# JUST RUN THIS, no changes needed

from google.colab import drive
import pandas as pd
import math
import re
from collections import Counter

drive.mount('/content/gdrive')

# Load the "woke" grants dataset
woke_grants_df = pd.read_csv("/content/gdrive/MyDrive/datasets/woke_grants.tsv", delimiter="\t")
woke_grant_ids = woke_grants_df.dropna(subset="AWARD ID")["AWARD ID"]

# Load all NSF grants from 2022
grants_df = pd.read_csv("/content/gdrive/MyDrive/datasets/FY2022_049_Assistance_Full_20250109_1.csv",
                        on_bad_lines='skip', low_memory=False)

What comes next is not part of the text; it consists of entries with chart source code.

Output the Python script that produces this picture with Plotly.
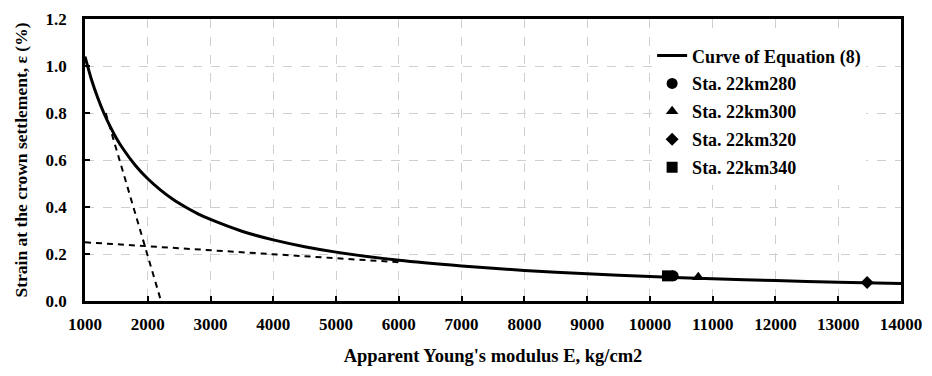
import plotly.graph_objects as go

# Curve of Equation (8)
curve_E = [1000, 1100, 1200, 1300, 1400, 1500, 1600, 1800, 2000, 2200, 2400, 2600, 2800,
           3000, 3500, 4000, 4500, 5000, 6000, 7000, 8000, 9000, 10000, 11000, 12000,
           13000, 14000]
curve_eps = [1.04, 0.945, 0.867, 0.80, 0.743, 0.693, 0.650, 0.578, 0.520, 0.473, 0.433,
             0.400, 0.371, 0.347, 0.297, 0.260, 0.231, 0.208, 0.173, 0.149, 0.130, 0.116,
             0.104, 0.095, 0.087, 0.080, 0.075]

# Dashed construction lines
dash1_E = [1330, 2200]
dash1_eps = [0.80, 0.01]
dash2_E = [1000, 6000]
dash2_eps = [0.25, 0.165]

# Stations
stations = ["Sta. 22km280", "Sta. 22km300", "Sta. 22km320", "Sta. 22km340"]
sta_E = [10370, 10770, 13460, 10280]
sta_eps = [0.107, 0.101, 0.079, 0.107]
sta_symbols = ["circle", "triangle-up", "diamond", "square"]
sta_sizes = [11, 11, 10, 11]

x_ticks = list(range(1000, 14001, 1000))
x_ticktext = [str(v) for v in x_ticks]
y_ticks = [0.0, 0.2, 0.4, 0.6, 0.8, 1.0, 1.2]
y_ticktext = ["%.1f" % v for v in y_ticks]

FONT = "Liberation Serif"

fig = go.Figure()

fig.add_trace(go.Scatter(x=dash1_E, y=dash1_eps, mode="lines",
                         line=dict(color="black", width=2, dash="6px,5px"),
                         showlegend=False, hoverinfo="skip"))
fig.add_trace(go.Scatter(x=dash2_E, y=dash2_eps, mode="lines",
                         line=dict(color="black", width=2, dash="6px,5px"),
                         showlegend=False, hoverinfo="skip"))
fig.add_trace(go.Scatter(x=curve_E, y=curve_eps, mode="lines", name="<b>Curve of Equation (8)</b>",
                         line=dict(color="black", width=3, shape="spline", smoothing=0.6),
                         legendgroup="c"))
for i, name in enumerate(stations):
    fig.add_trace(go.Scatter(x=[sta_E[i]], y=[sta_eps[i]], mode="markers", name="<b>%s</b>" % name,
                             marker=dict(symbol=sta_symbols[i], size=sta_sizes[i], color="black"),
                             legendgroup=name, cliponaxis=False))

axis_common = dict(
    showline=True, linecolor="black", linewidth=2.5, mirror=True,
    ticks="inside", ticklen=5, tickwidth=1.5, tickcolor="black",
    showgrid=True, gridcolor="#cfcfcf", griddash="dash", gridwidth=1,
    zeroline=False,
    tickfont=dict(family=FONT, size=17, color="black"),
)

fig.update_xaxes(range=[1000, 14000], tickvals=x_ticks,
                 ticktext=["<b>%s</b>" % t for t in x_ticktext],
                 ticklabelstandoff=6,
                 title=dict(text="<b>Apparent Young's modulus E, kg/cm2</b>",
                            font=dict(family=FONT, size=18.5, color="black"), standoff=16),
                 **axis_common)
fig.update_yaxes(range=[0, 1.2], tickvals=y_ticks,
                 ticktext=["<b>%s</b>" % t for t in y_ticktext],
                 ticklabelstandoff=12,
                 title=dict(text="<b>Strain at the crown settlement, ε (%)</b>",
                            font=dict(family=FONT, size=17.5, color="black"), standoff=14),
                 **axis_common)

fig.update_layout(
    width=932, height=376,
    margin=dict(l=85, r=27, t=10, b=75),
    plot_bgcolor="white", paper_bgcolor="white",
    font=dict(family=FONT, color="black"),
    legend=dict(x=0.695, y=0.935, xanchor="left", yanchor="top",
                bgcolor="rgba(255,255,255,1)", borderwidth=0,
                font=dict(family=FONT, size=18, color="black"),
                traceorder="grouped", tracegroupgap=1.5, itemwidth=30),
)

fig.write_html("out.html")
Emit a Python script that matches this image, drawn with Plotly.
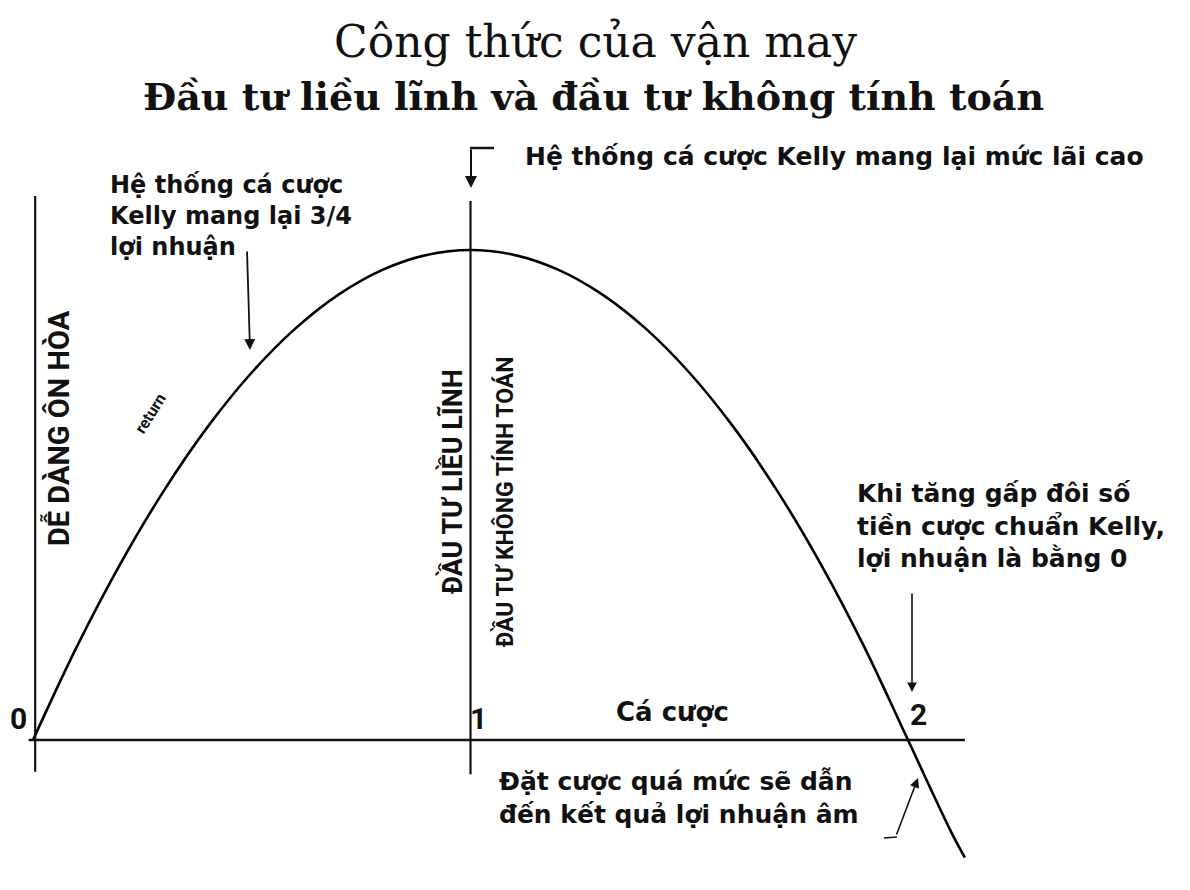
import plotly.graph_objects as go

# Kelly curve: bet size (multiples of the Kelly bet) vs. growth of capital
bet_size = [0.0, 0.1, 0.2, 0.3, 0.4, 0.5, 0.6, 0.7, 0.8, 0.9, 1.0,
            1.1, 1.2, 1.3, 1.4, 1.5, 1.6, 1.7, 1.8, 1.9, 2.0, 2.1, 2.13]
growth = [0.0, 0.19, 0.36, 0.51, 0.64, 0.75, 0.84, 0.91, 0.96, 0.99, 1.0,
          0.99, 0.96, 0.91, 0.84, 0.75, 0.64, 0.51, 0.36, 0.19, 0.0, -0.19, -0.24]

tick_values = [0, 1, 2]
tick_labels = ["0", "1", "2"]

# page has an 8px body margin, so the figure is drawn 8px in from the corner
OFF = 8
W, H = 1174, 874
X0, XS = 33 - OFF, 437.5      # figure pixel of bet 0, pixels per unit
Y0, YS = 740 - OFF, 490       # figure pixel of growth 0, pixels per unit


def px(x):
    return (x - OFF) / W


def py(y):
    return 1 - (y - OFF) / H


fig = go.Figure()
fig.add_trace(go.Scatter(
    x=bet_size, y=growth, mode="lines",
    line=dict(color="black", width=2.6, shape="spline"),
    hoverinfo="skip", showlegend=False,
))

ink = "#111111"
sans = "DejaVu Sans"
cond = "Roboto"


def note(x, y, text, size, xanchor="center", angle=0, family=sans, align="center"):
    return dict(x=px(x), y=py(y), xref="paper", yref="paper", showarrow=False,
                xanchor=xanchor, yanchor="middle", align=align, textangle=angle,
                text=text, font=dict(family=family, size=size, color=ink))


def arrow(x, y, ax, ay, width=1.8):
    return dict(x=px(x), y=py(y), xref="paper", yref="paper", ax=ax, ay=ay,
                text="", showarrow=True, arrowhead=2, arrowsize=1.2,
                arrowwidth=width, arrowcolor=ink)


shapes = [
    # horizontal axis
    dict(type="line", xref="x", yref="y", x0=-0.01, x1=2.13, y0=0, y1=0,
         line=dict(color=ink, width=2.6)),
    # left vertical axis
    dict(type="line", xref="x", yref="y", x0=0.005, x1=0.005, y0=-0.065, y1=1.11,
         line=dict(color=ink, width=2.2)),
    # Kelly line at 1
    dict(type="line", xref="x", yref="y", x0=1, x1=1, y0=-0.07, y1=1.1,
         line=dict(color=ink, width=2.2)),
    # top bracket stub
    dict(type="line", xref="paper", yref="paper", x0=px(470), x1=px(494),
         y0=py(148), y1=py(148), line=dict(color=ink, width=2.5)),
    # hook of the overbetting arrow
    dict(type="line", xref="paper", yref="paper", x0=px(884), x1=px(897),
         y0=py(838), y1=py(837), line=dict(color=ink, width=1.6)),
]

ann = [
    note(595, 42, "Công thức của vận may", 44, family="DejaVu Serif"),
    note(593, 97, "<b>Đầu tư liều lĩnh và đầu tư không tính toán</b>", 38,
         family="DejaVu Serif"),

    note(523, 156, "<b>Hệ thống cá cược Kelly mang lại mức lãi cao</b>", 25, "left"),
    arrow(471, 188, 0, -40, 2),

    note(108, 216, "<b>Hệ thống cá cược<br>Kelly mang lại 3/4<br>lợi nhuận</b>", 24,
         "left", align="left"),
    arrow(250, 350, -3, -100),

    note(57, 428, "<b>DỄ DÀNG ÔN HÒA</b>", 29, angle=-90, family=cond),
    note(452, 482, "<b>ĐẦU TƯ LIỀU LĨNH</b>", 27, angle=-90, family=cond),
    note(505, 502, "<b>ĐẦU TƯ KHÔNG TÍNH TOÁN</b>", 23, angle=-90, family=cond),
    note(150, 413, "<b>return</b>", 16, angle=-58, family=cond),

    note(672, 712, "<b>Cá cược</b>", 26),

    note(855, 526, "<b>Khi tăng gấp đôi số<br>tiền cược chuẩn Kelly,<br>lợi nhuận là bằng 0</b>",
         25, "left", align="left"),
    arrow(912, 692, 0, -100, 1.6),

    note(497, 798, "<b>Đặt cược quá mức sẽ dẫn<br>đến kết quả lợi nhuận âm</b>", 25,
         "left", align="left"),
    arrow(918, 778, -22, 58, 1.6),
]

# tick numbers along the bet axis
tick_pos = [(18, 718), (478, 718), (918, 714)]
for lab, (tx, ty) in zip(tick_labels, tick_pos):
    ann.append(note(tx, ty, "<b>" + lab + "</b>", 30, family=cond))

fig.update_layout(
    width=W, height=H,
    margin=dict(l=0, r=0, t=0, b=0),
    paper_bgcolor="white", plot_bgcolor="white",
    xaxis=dict(range=[-X0 / XS, (W - X0) / XS], visible=False, fixedrange=True),
    yaxis=dict(range=[(Y0 - H) / YS, Y0 / YS], visible=False, fixedrange=True),
    shapes=shapes, annotations=ann, showlegend=False,
)

fig.write_html("out.html")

# Add a boolean "is_woke" column
grants_df["is_woke"] = grants_df["award_id_fain"].isin(woke_grant_ids)

# Print dataset info
print(f"Total grants: {len(grants_df)}")
print(f"Labeled 'woke': {grants_df['is_woke'].sum()}")
print(f"Percentage: {100 * grants_df['is_woke'].mean():.1f}%")

# Uncomment to sample the dataset for development / testing purposes
#grants_df = grants_df.sample(2000)

grants_df.head(10)

# JUST RUN THIS, no changes needed

STOP_WORDS = {
    "a", "an", "and", "are", "as", "at", "be", "by", "for", "from",
    "has", "he", "in", "is", "it", "its", "of", "on", "that", "the",
    "to", "was", "were", "will", "with", "i", "you", "we", "they",
    "this", "their", "our", "or", "but", "if", "then", "so", "such"
}

def preprocess(text):
    """Convert text to a list of lowercase words, removing stop words"""
    if pd.isna(text):
        return []

    # Convert to lowercase
    text = str(text).lower()

    # Split on punctuation and whitespace
    tokens = re.split(r"[,\.\!\?\s\(\)\[\];:\"']+", text)

    # Keep only non-empty tokens that aren't stop words
    processed_tokens = []
    for token in tokens:
        # Remove any remaining punctuation from edges
        token = token.strip("-/")
        if token and token not in STOP_WORDS and len(token) > 2:
            processed_tokens.append(token)

    return set(processed_tokens)

# Test it
test_text = "This research investigates climate change impacts!"
print(preprocess(test_text))  # Should print: ['research', 'investigates', 'climate', 'change', 'impacts']

def get_grant_description(grants_df, grant_id):
    return grants_df[grants_df['award_id_fain'] == grant_id]['prime_award_base_transaction_description'].values[0]

# Test your function
sample_id = grants_df['award_id_fain'].iloc[0]
description = get_grant_description(grants_df, sample_id)
if description:
    print(f"Sample description: {description[:200]}...")

# Look at some examples of "woke" grants
print("\nExamples of labeled grants:")
woke_examples = grants_df[grants_df['is_woke'] == True].head(3)
for _, row in woke_examples.iterrows():
    print(f"\n{row['recipient_name']}: {row['prime_award_base_transaction_description'][:150]}...")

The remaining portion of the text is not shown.